Eastern Mediterranean 1948: End of Mandatory Palestine
The 1947 United Nations plan to partition Mandatory Palestine was accepted by the Jewish side but rejected by the Arabs, prompting a civil war to break out between the two peoples. The Jews were victorious by the following year, declaring an independent State of Israel to coincide with the British withdrawal.
30 Nov 1947–14 May 1948 Civil war in Mandatory Palestine▲
The Arab refusal to accept the United Nations recommendation to partition the British Mandate of Palestine prompted Jewish communities in Palestine to also withdraw their support, resulting in civil war. The two sides clashed as the British organized their withdrawal. As the mandate expiry date of 15 May 1948 approached, the Jewish Haganah launched a major offensive, capturing Jerusalem and much of northern Palestine.
3–27 Jan 1948 Al-Wathbah uprising▲
Protests broke out in Baghdad in response to the Iraqi monarchy’s plans to renew the 1930 Anglo-Iraqi Treaty, an agreement which had effectively made Iraq a British protectorate. In response to the continued agitation, the king annulled the treaty on 21 January. The protests continued for another week, when police brought them violently to a close at the cost of 300-400 demonstrators.

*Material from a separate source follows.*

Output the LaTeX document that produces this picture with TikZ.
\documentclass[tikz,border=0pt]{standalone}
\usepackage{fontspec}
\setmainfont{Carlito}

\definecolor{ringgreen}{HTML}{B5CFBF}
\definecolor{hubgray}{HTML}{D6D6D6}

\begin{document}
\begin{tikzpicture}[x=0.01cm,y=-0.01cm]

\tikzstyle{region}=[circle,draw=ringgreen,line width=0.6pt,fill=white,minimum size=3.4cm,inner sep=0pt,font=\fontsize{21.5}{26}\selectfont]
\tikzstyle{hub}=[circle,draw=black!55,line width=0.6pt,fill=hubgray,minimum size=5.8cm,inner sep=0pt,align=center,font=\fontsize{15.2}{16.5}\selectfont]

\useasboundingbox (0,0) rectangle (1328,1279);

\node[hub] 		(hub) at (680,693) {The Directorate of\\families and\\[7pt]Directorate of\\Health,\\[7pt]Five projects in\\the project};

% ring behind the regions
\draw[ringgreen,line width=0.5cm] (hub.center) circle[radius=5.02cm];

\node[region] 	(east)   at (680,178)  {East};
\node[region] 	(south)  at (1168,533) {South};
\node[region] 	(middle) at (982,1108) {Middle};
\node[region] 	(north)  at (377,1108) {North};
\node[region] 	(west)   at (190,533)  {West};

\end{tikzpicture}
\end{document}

14 May 1948 Israeli Declaration of Independence▲
David Ben-Gurion, the Executive Head of the World Zionist Organization and the chairman of the Jewish Agency for Palestine, declared the establishment of the State of Israel. The declaration became effective upon the termination of the British Mandate over Palestine at midnight.

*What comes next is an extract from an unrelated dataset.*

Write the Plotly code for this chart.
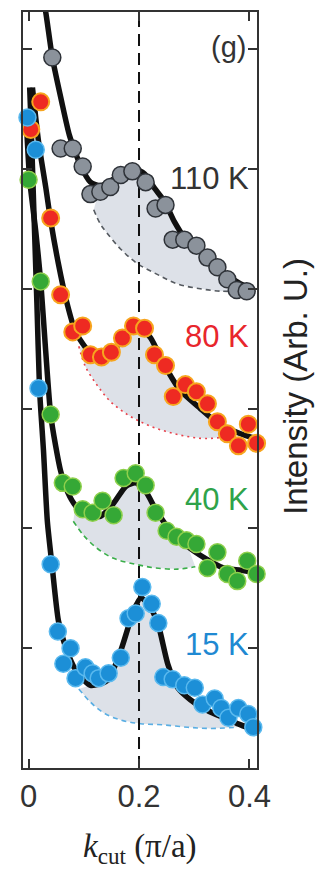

15 May 1948 End of Mandatory Palestine▲
After evacuating Jerusalem on 14 May, British forces remaining in Palestine, including High Commissioner Alan Cunningham, withdrew via Haifa. On 15 May the Palestine Mandate ended, leaving the country divided between the newly declared State of Israel and the Palestinian Arabs.
15 May 1948 Outbreak of Arab-Israeli War▲
Egypt, Syria, Transjordan, Lebanon, Iraq, and Saudi Arabia—the major states of the Arab League—declared war on the newly declared State of Israel. That same day, the Egyptian, Syrian, Transjordanian, Lebanese, and Iraqi invasion of Israel on behalf of Palestine began.